REQUIREMENT: Below are the records. Retype, exactly, the lines from the first through the line with "const yTitle = 'arcsec offset';", and leave out the pictures.

Source data:

# # # # #

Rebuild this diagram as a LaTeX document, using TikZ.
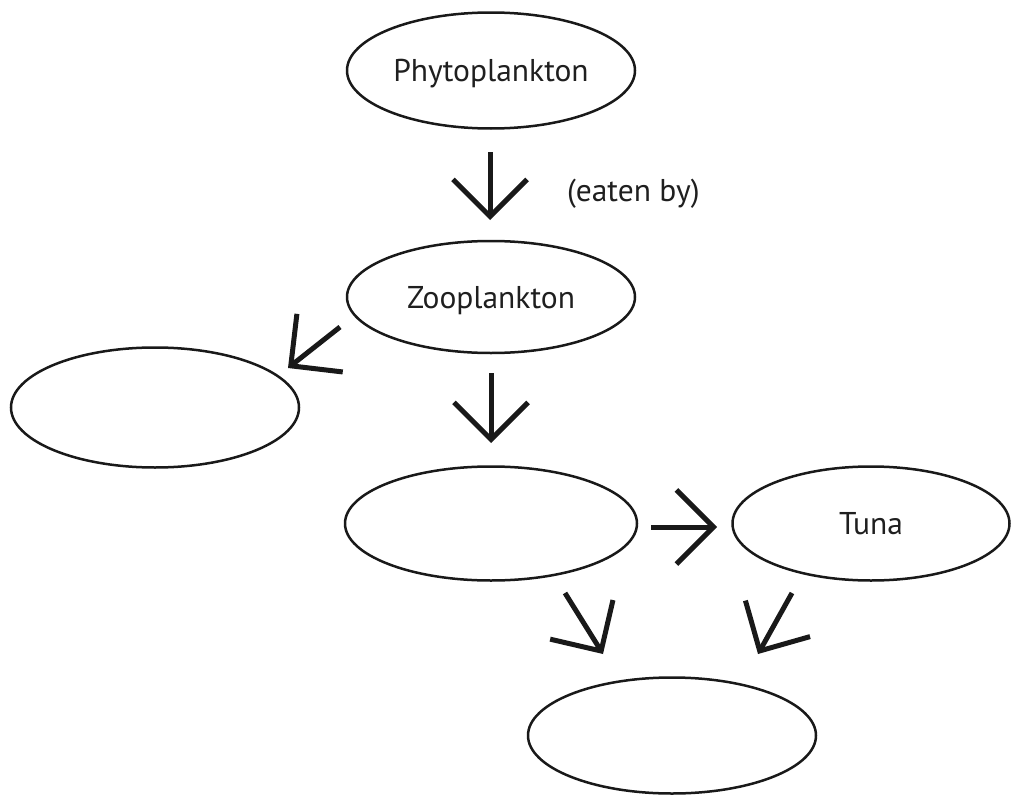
\documentclass[tikz,border=0pt]{standalone}
\usepackage{fontspec}
\setmainfont{PT Sans}
\usetikzlibrary{shapes.geometric,arrows.meta}
\tikzset{
  oval/.style={ellipse, draw=black!90, line width=2.5pt, inner sep=0pt,
    minimum width=288pt, minimum height=116pt,
    font=\fontsize{31.5}{36}\selectfont, text=black!88, text height=22pt, text depth=0pt},
  flow/.style={draw=black!90, line width=5pt, line cap=butt,
    -{Straight Barb[length=37pt,width=74pt]}},
  note/.style={font=\fontsize{31.5}{36}\selectfont, text=black!88, inner sep=0pt, anchor=base west}
}
\begin{document}
\begin{tikzpicture}[x=1pt,y=-1pt]
\useasboundingbox (0,0) rectangle (1013,795);
\node[oval] (phyto) at (491,70.5) {Phytoplankton};
\node[oval, minimum height=112pt] (zoo) at (491,297) {Zooplankton};
\node[oval, minimum height=120pt] (left) at (155,407.5) {};
\node[oval, minimum width=292pt, minimum height=114pt] (mid) at (491,523.5) {};
\node[oval, minimum width=277pt, minimum height=114pt] (tuna) at (871,523.5) {Tuna};
\node[oval] (bottom) at (672,735.5) {};
\node[note] (eaten) at (567,201) {(eaten by)};
\coordinate (a1s) at (490,152); \coordinate (a1e) at (490,220);
\coordinate (a2s) at (340,327); \coordinate (a2e) at (288,368);
\coordinate (a3s) at (491,373); \coordinate (a3e) at (491,443);
\coordinate (a4s) at (651,527); \coordinate (a4e) at (717,527);
\coordinate (a5s) at (565,593); \coordinate (a5e) at (603,654);
\coordinate (a6s) at (792,593); \coordinate (a6e) at (758,654);
\draw[flow] (a1s) -- (a1e);
\draw[flow] (a2s) -- (a2e);
\draw[flow] (a3s) -- (a3e);
\draw[flow] (a4s) -- (a4e);
\draw[flow] (a5s) -- (a5e);
\draw[flow] (a6s) -- (a6e);
\end{tikzpicture}
\end{document}
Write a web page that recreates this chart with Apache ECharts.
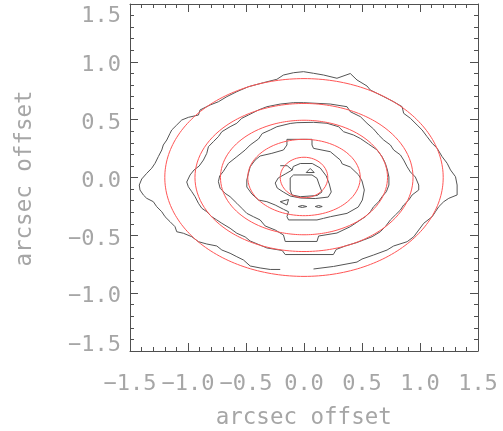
<!DOCTYPE html>
<html>
<head>
<meta charset="utf-8">
<script src="https://cdn.jsdelivr.net/npm/echarts@6/dist/echarts.min.js"></script>
<style>html,body{margin:0;padding:0;background:#fff;}#c{width:503px;height:431px;}</style>
</head>
<body>
<div id="c"></div>
<script>
// ---- data (arcsec offsets) ----
const tickValues = [-1.5, -1.0, -0.5, 0.0, 0.5, 1.0, 1.5];
const tickLabels = ['\u22121.5', '\u22121.0', '\u22120.5', '0.0', '0.5', '1.0', '1.5'];
const xTitle = 'arcsec offset';
const yTitle = 'arcsec offset';

// measured contours (black)
const contour1 = [
  [-0.205,-0.795],[-0.291,-0.795],[-0.378,-0.782],[-0.464,-0.765],[-0.522,-0.713],[-0.579,-0.685],[-0.637,-0.655],
  [-0.708,-0.627],[-0.752,-0.592],[-0.838,-0.575],[-0.910,-0.555],[-0.967,-0.512],[-1.040,-0.482],[-1.097,-0.469],
  [-1.112,-0.425],[-1.155,-0.382],[-1.198,-0.339],[-1.226,-0.296],[-1.270,-0.252],[-1.299,-0.209],[-1.356,-0.180],
  [-1.385,-0.151],[-1.414,-0.108],[-1.420,-0.065],[-1.399,-0.013],[-1.356,0.036],[-1.313,0.080],[-1.284,0.123],
  [-1.256,0.180],[-1.226,0.238],[-1.213,0.281],[-1.183,0.324],[-1.155,0.382],[-1.140,0.411],[-1.097,0.454],
  [-1.054,0.497],[-0.997,0.520],[-0.910,0.540],[-0.896,0.584],[-0.809,0.627],[-0.738,0.655],[-0.665,0.699],
  [-0.579,0.742],[-0.479,0.785],[-0.349,0.820],[-0.234,0.849],[-0.177,0.886],[-0.090,0.906],[-0.004,0.915],
  [0.082,0.901],[0.169,0.886],[0.284,0.858],[0.399,0.899],[0.457,0.843],[0.543,0.791],[0.572,0.756],
  [0.687,0.699],[0.773,0.655],[0.846,0.612],[0.859,0.555],[0.917,0.512],[0.975,0.454],[1.018,0.411],
  [1.061,0.353],[1.105,0.296],[1.148,0.252],[1.191,0.180],[1.234,0.123],[1.263,0.065],[1.306,0.007],
  [1.320,-0.065],[1.320,-0.151],[1.248,-0.180],[1.205,-0.209],[1.162,-0.252],[1.133,-0.296],[1.105,-0.339],
  [1.032,-0.396],[0.989,-0.454],[0.946,-0.512],[0.889,-0.555],[0.773,-0.592],[0.716,-0.627],[0.600,-0.670],
  [0.500,-0.705],[0.457,-0.731],[0.255,-0.769],[0.082,-0.791]
];
const contour2 = [
  [-1.011,-0.039],[-0.982,0.022],[-0.948,0.065],[-0.904,0.099],[-0.867,0.151],[-0.838,0.209],[-0.824,0.266],
  [-0.781,0.310],[-0.738,0.353],[-0.708,0.396],[-0.637,0.439],[-0.579,0.469],[-0.536,0.512],[-0.479,0.540],
  [-0.392,0.584],[-0.320,0.612],[-0.205,0.635],[-0.090,0.647],[-0.004,0.647],[0.112,0.641],[0.227,0.635],
  [0.371,0.612],[0.399,0.569],[0.486,0.526],[0.543,0.469],[0.600,0.419],[0.644,0.367],[0.687,0.324],
  [0.745,0.281],[0.773,0.238],[0.831,0.195],[0.859,0.151],[0.889,0.093],[0.917,0.048],[0.960,0.004],
  [0.989,-0.065],[0.989,-0.108],[0.932,-0.151],[0.903,-0.195],[0.859,-0.238],[0.831,-0.281],[0.788,-0.324],
  [0.745,-0.367],[0.701,-0.425],[0.658,-0.469],[0.587,-0.512],[0.514,-0.540],[0.457,-0.562],[0.356,-0.592],
  [0.278,-0.622],[0.253,-0.666],[-0.162,-0.666],[-0.188,-0.631],[-0.320,-0.609],[-0.464,-0.549],[-0.507,-0.514],
  [-0.579,-0.482],[-0.637,-0.439],[-0.708,-0.396],[-0.752,-0.367],[-0.795,-0.339],[-0.838,-0.296],[-0.881,-0.266],
  [-0.910,-0.223],[-0.939,-0.166],[-0.967,-0.123],[-0.997,-0.080],[-1.011,-0.039]
];
const contour3 = [
  [-0.738,-0.036],[-0.727,0.013],[-0.697,0.050],[-0.651,0.123],[-0.579,0.180],[-0.507,0.238],[-0.464,0.281],
  [-0.392,0.333],[-0.360,0.380],[-0.291,0.411],[-0.234,0.439],[-0.119,0.467],[-0.061,0.474],[0.082,0.477],
  [0.198,0.469],[0.298,0.439],[0.341,0.396],[0.428,0.367],[0.486,0.337],[0.555,0.290],[0.630,0.238],
  [0.673,0.180],[0.701,0.123],[0.719,0.065],[0.732,0.004],[0.732,-0.065],[0.710,-0.123],[0.673,-0.166],
  [0.644,-0.209],[0.600,-0.252],[0.572,-0.296],[0.529,-0.339],[0.486,-0.367],[0.399,-0.425],[0.284,-0.480],
  [0.126,-0.506],[0.112,-0.553],[-0.162,-0.553],[-0.177,-0.497],[-0.248,-0.454],[-0.335,-0.419],[-0.378,-0.367],
  [-0.436,-0.339],[-0.493,-0.310],[-0.536,-0.266],[-0.579,-0.223],[-0.637,-0.166],[-0.680,-0.137],[-0.723,-0.093],
  [-0.738,-0.036]
];
const contour4 = [
  [-0.493,-0.022],[-0.479,0.036],[-0.464,0.093],[-0.421,0.151],[-0.378,0.186],[-0.277,0.209],[-0.177,0.238],
  [-0.147,0.281],[-0.147,0.330],[0.069,0.330],[0.069,0.281],[0.082,0.252],[0.227,0.223],[0.313,0.151],
  [0.330,0.117],[0.399,0.091],[0.471,0.022],[0.500,-0.030],[0.520,-0.108],[0.503,-0.195],[0.468,-0.255],
  [0.371,-0.310],[0.227,-0.339],[0.169,-0.353],[0.112,-0.367],[-0.133,-0.367],[-0.147,-0.339],[-0.133,-0.296],
  [-0.177,-0.275],[-0.248,-0.238],[-0.320,-0.209],[-0.392,-0.195],[-0.449,-0.143],[-0.493,-0.082],[-0.493,-0.022]
];
const contour5 = [
  [-0.205,0.102],[-0.145,0.102],[-0.101,0.065],[-0.162,0.030],[-0.222,-0.004],[-0.248,-0.048],[-0.231,-0.091],
  [-0.179,-0.125],[-0.119,-0.160],[-0.032,-0.177],[0.097,-0.182],[0.209,-0.169],[0.235,-0.125],[0.218,-0.056],
  [0.192,0.013],[0.140,0.082],[0.071,0.121],[-0.032,0.121],[-0.093,0.095],[-0.101,0.065]
];
const contour6 = [
  [-0.119,-0.004],[-0.090,0.022],[0.069,0.022],[0.112,-0.007],[0.132,-0.065],[0.155,-0.125],[0.112,-0.156],
  [-0.032,-0.166],[-0.104,-0.151],[-0.119,-0.108],[-0.119,-0.004]
];
const blob1 = [[0.019,0.043],[0.054,0.078],[0.088,0.043],[0.019,0.043]];
const blob2 = [[-0.205,-0.209],[-0.133,-0.190],[-0.147,-0.238],[-0.205,-0.209]];
const blob3 = [[-0.050,-0.251],[-0.015,-0.242],[0.024,-0.251],[-0.015,-0.259],[-0.050,-0.251]];
const blob4 = [[0.097,-0.251],[0.127,-0.242],[0.157,-0.251],[0.127,-0.259],[0.097,-0.251]];

// fitted ellipses (red): semi-axes in arcsec, centred at origin
const ellipseA = [1.200, 0.940, 0.720, 0.485, 0.205];
const ellipseB = [0.855, 0.640, 0.495, 0.330, 0.175];

// ---- chart ----
const blackLines = [contour1, contour2, contour3, contour4, contour5, contour6, blob1, blob2, blob3, blob4];
function ellipsePoints(a, b) {
  const pts = [];
  const n = 240;
  for (let i = 0; i <= n; i++) {
    const t = 2 * Math.PI * i / n;
    pts.push([a * Math.cos(t), b * Math.sin(t)]);
  }
  return pts;
}
function fmt(v) {
  const i = tickValues.findIndex(t => Math.abs(t - v) < 1e-6);
  return i >= 0 ? tickLabels[i] : '';
}
const FONT = 'DejaVu Sans Mono';
const LBL = '#a6a6a6';
const AX = '#505050';
function axisCommon(extra) {
  return Object.assign({
    type: 'value', min: -1.5, max: 1.5, interval: 0.5,
    axisLine: { show: true, onZero: false, lineStyle: { color: AX, width: 1 } },
    axisTick: { show: true, inside: true, length: 8, lineStyle: { color: AX, width: 1 } },
    minorTick: { show: true, splitNumber: 5, length: 4, lineStyle: { color: AX, width: 1 } },
    splitLine: { show: false },
    minorSplitLine: { show: false }
  }, extra);
}
function richStyle(pad) {
  return { padding: pad, color: LBL, fontFamily: FONT, fontSize: 22 };
}
const series = [];
blackLines.forEach(d => series.push({
  type: 'line', data: d, showSymbol: false, symbol: 'none', silent: true, clip: true,
  lineStyle: { color: '#555555', width: 1 }, animation: false
}));
ellipseA.forEach((a, i) => series.push({
  type: 'line', data: ellipsePoints(a, ellipseB[i]), showSymbol: false, symbol: 'none', silent: true, clip: true,
  lineStyle: { color: '#ff5555', width: 1 }, animation: false
}));

const chart = echarts.init(document.getElementById('c'), null, { renderer: 'canvas' });
chart.setOption({
  backgroundColor: '#fff',
  animation: false,
  grid: { left: 130, right: 25, top: 4, bottom: 80, containLabel: false },
  xAxis: [
    axisCommon({ position: 'bottom',
      axisLabel: { show: true, margin: 22.5, color: LBL, fontFamily: FONT, fontSize: 22, formatter: fmt,
        showMinLabel: true, showMaxLabel: true } }),
    axisCommon({ position: 'top', axisLabel: { show: false } })
  ],
  yAxis: [
    axisCommon({ position: 'left',
      axisLabel: { show: true, margin: 9, color: LBL, fontFamily: FONT, fontSize: 22,
        showMinLabel: true, showMaxLabel: true,
        formatter: function (v) {
          const s = fmt(v);
          if (Math.abs(v - 1.5) < 1e-6) return '{t|' + s + '}';
          if (Math.abs(v + 1.5) < 1e-6) return '{b|' + s + '}';
          return '{m|' + s + '}';
        },
        rich: {
          t: richStyle([25, 0, 0, 0]),
          m: richStyle([7, 0, 0, 0]),
          b: richStyle([0, 0, 11, 0])
        } } }),
    axisCommon({ position: 'right', axisLabel: { show: false } })
  ],
  graphic: [
    { type: 'text', x: 303.75, y: 418.5, silent: true,
      style: { text: xTitle, fill: LBL, font: '22.5px "' + FONT + '"', align: 'center', verticalAlign: 'middle' } },
    { type: 'text', x: 25.2, y: 178.5, rotation: Math.PI / 2, silent: true,
      style: { text: yTitle, fill: LBL, font: '22.5px "' + FONT + '"', align: 'center', verticalAlign: 'middle' } }
  ],
  series: series
});
</script>
</body>
</html>
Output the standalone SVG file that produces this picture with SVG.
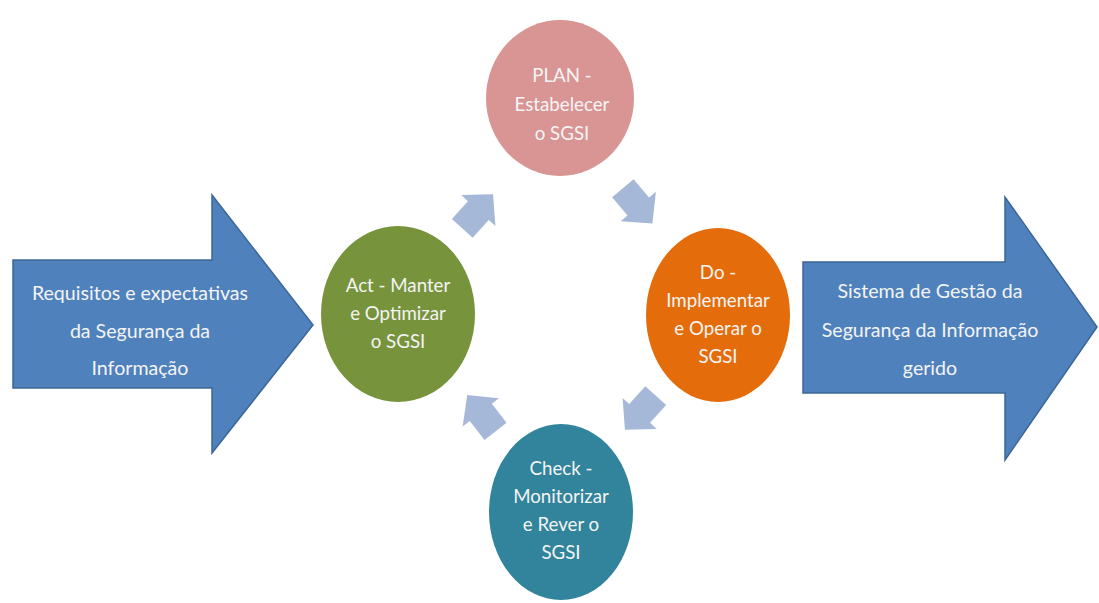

# # # # #

SOLUTION:
Rebuild this diagram as a LaTeX document, using TikZ.
\documentclass[tikz,border=0pt]{standalone}
\usepackage{fontspec}
\setmainfont{PT Sans}
\usetikzlibrary{shapes.geometric,arrows.meta}
\tikzset{
  oval/.style={ellipse, draw=black!90, line width=2.5pt, inner sep=0pt,
    minimum width=288pt, minimum height=116pt,
    font=\fontsize{31.5}{36}\selectfont, text=black!88, text height=22pt, text depth=0pt},
  flow/.style={draw=black!90, line width=5pt, line cap=butt,
    -{Straight Barb[length=37pt,width=74pt]}},
  note/.style={font=\fontsize{31.5}{36}\selectfont, text=black!88, inner sep=0pt, anchor=base west}
}
\begin{document}
\begin{tikzpicture}[x=1pt,y=-1pt]
\useasboundingbox (0,0) rectangle (1013,795);
\node[oval] (phyto) at (491,70.5) {Phytoplankton};
\node[oval, minimum height=112pt] (zoo) at (491,297) {Zooplankton};
\node[oval, minimum height=120pt] (left) at (155,407.5) {};
\node[oval, minimum width=292pt, minimum height=114pt] (mid) at (491,523.5) {};
\node[oval, minimum width=277pt, minimum height=114pt] (tuna) at (871,523.5) {Tuna};
\node[oval] (bottom) at (672,735.5) {};
\node[note] (eaten) at (567,201) {(eaten by)};
\coordinate (a1s) at (490,152); \coordinate (a1e) at (490,220);
\coordinate (a2s) at (340,327); \coordinate (a2e) at (288,368);
\coordinate (a3s) at (491,373); \coordinate (a3e) at (491,443);
\coordinate (a4s) at (651,527); \coordinate (a4e) at (717,527);
\coordinate (a5s) at (565,593); \coordinate (a5e) at (603,654);
\coordinate (a6s) at (792,593); \coordinate (a6e) at (758,654);
\draw[flow] (a1s) -- (a1e);
\draw[flow] (a2s) -- (a2e);
\draw[flow] (a3s) -- (a3e);
\draw[flow] (a4s) -- (a4e);
\draw[flow] (a5s) -- (a5e);
\draw[flow] (a6s) -- (a6e);
\end{tikzpicture}
\end{document}
Write a web page that recreates this chart with Apache ECharts.
<!DOCTYPE html>
<html>
<head>
<meta charset="utf-8">
<script src="https://cdn.jsdelivr.net/npm/echarts@6/dist/echarts.min.js"></script>
<style>html,body{margin:0;padding:0;background:#fff;}#c{width:503px;height:431px;}</style>
</head>
<body>
<div id="c"></div>
<script>
// ---- data (arcsec offsets) ----
const tickValues = [-1.5, -1.0, -0.5, 0.0, 0.5, 1.0, 1.5];
const tickLabels = ['\u22121.5', '\u22121.0', '\u22120.5', '0.0', '0.5', '1.0', '1.5'];
const xTitle = 'arcsec offset';
const yTitle = 'arcsec offset';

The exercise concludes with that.